**WORK TO BE COMPLETED**:
Pictures excluded, return the lines below from the first through the line holding "-7, -8, -9, -10];".

--- begin INFORMATION SUPPLIED ---

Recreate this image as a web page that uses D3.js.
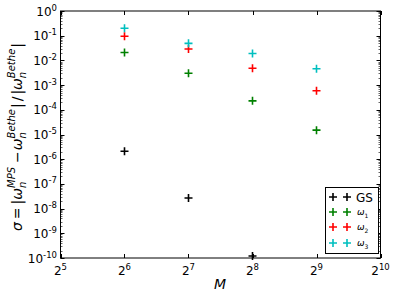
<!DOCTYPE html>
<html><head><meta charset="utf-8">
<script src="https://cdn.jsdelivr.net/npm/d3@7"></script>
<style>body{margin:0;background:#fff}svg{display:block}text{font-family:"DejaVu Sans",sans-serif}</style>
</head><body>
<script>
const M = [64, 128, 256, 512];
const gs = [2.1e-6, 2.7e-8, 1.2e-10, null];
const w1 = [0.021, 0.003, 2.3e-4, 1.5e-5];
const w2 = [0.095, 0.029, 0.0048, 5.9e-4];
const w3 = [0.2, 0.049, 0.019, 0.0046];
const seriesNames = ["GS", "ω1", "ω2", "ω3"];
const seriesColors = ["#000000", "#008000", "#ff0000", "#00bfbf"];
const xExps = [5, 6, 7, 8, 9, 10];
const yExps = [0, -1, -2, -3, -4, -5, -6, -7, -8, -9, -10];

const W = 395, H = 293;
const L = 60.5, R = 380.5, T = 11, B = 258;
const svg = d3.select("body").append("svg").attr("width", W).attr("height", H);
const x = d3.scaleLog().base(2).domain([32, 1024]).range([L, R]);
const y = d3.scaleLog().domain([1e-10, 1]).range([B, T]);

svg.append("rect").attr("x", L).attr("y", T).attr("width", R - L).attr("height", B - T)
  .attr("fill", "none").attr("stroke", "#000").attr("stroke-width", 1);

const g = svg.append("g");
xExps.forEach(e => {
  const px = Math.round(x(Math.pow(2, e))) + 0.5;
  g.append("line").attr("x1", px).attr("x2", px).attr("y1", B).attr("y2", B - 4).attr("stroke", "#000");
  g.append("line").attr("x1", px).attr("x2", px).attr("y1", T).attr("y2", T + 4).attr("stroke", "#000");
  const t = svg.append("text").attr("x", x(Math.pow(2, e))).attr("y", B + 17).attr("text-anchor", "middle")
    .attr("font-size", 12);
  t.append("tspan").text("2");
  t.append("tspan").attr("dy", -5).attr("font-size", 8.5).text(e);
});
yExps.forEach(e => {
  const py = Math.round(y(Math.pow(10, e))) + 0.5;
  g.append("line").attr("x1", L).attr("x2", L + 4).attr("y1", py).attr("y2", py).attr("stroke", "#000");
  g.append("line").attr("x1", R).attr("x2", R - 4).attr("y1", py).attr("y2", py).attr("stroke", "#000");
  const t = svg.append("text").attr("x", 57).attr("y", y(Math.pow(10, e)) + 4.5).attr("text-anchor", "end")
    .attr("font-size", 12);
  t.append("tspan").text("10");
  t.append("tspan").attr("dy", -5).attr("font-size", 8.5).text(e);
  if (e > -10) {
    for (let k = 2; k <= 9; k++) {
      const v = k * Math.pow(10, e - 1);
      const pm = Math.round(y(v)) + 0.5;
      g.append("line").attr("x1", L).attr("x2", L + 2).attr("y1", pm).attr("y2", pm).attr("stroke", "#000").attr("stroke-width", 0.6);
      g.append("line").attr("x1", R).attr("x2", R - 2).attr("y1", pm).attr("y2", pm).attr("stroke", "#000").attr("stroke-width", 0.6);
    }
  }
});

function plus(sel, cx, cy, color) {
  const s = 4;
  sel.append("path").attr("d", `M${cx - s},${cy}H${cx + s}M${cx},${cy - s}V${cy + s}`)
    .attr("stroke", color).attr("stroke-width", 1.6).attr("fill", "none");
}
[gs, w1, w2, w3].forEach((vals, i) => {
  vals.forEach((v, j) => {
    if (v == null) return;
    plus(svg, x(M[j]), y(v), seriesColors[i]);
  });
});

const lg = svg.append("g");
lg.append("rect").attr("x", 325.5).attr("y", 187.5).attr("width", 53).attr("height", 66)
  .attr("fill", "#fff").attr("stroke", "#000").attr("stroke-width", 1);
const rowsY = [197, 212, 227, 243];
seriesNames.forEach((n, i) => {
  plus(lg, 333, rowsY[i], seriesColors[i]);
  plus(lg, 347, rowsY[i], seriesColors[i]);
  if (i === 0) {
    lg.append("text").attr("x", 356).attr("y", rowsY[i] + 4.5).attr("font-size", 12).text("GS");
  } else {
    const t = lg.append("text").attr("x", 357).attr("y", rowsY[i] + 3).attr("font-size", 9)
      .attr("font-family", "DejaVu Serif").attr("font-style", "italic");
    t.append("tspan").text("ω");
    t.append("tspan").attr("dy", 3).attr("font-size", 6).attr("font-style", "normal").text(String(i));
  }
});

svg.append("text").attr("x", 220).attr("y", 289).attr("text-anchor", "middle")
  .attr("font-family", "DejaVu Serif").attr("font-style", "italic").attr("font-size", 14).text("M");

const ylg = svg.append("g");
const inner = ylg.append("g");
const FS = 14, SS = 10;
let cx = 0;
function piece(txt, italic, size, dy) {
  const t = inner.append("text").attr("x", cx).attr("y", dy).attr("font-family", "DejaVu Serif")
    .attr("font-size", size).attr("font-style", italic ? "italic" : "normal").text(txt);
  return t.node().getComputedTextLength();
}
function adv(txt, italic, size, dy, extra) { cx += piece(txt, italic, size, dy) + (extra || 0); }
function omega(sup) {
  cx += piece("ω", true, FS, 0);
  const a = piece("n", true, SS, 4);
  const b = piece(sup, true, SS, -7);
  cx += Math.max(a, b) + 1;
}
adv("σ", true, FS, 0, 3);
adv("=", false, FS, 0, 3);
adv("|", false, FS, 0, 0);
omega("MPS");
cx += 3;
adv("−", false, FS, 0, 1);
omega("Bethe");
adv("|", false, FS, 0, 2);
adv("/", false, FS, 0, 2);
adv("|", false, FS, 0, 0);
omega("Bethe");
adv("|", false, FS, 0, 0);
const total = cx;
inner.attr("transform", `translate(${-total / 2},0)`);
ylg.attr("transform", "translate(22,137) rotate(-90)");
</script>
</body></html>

--- end INFORMATION SUPPLIED ---

**IN RESPONSE**:
Recreate this image as a web page that uses D3.js.
<!DOCTYPE html>
<html><head><meta charset="utf-8">
<script src="https://cdn.jsdelivr.net/npm/d3@7"></script>
<style>body{margin:0;background:#fff}svg{display:block}text{font-family:"DejaVu Sans",sans-serif}</style>
</head><body>
<script>
const M = [64, 128, 256, 512];
const gs = [2.1e-6, 2.7e-8, 1.2e-10, null];
const w1 = [0.021, 0.003, 2.3e-4, 1.5e-5];
const w2 = [0.095, 0.029, 0.0048, 5.9e-4];
const w3 = [0.2, 0.049, 0.019, 0.0046];
const seriesNames = ["GS", "ω1", "ω2", "ω3"];
const seriesColors = ["#000000", "#008000", "#ff0000", "#00bfbf"];
const xExps = [5, 6, 7, 8, 9, 10];
const yExps = [0, -1, -2, -3, -4, -5, -6, -7, -8, -9, -10];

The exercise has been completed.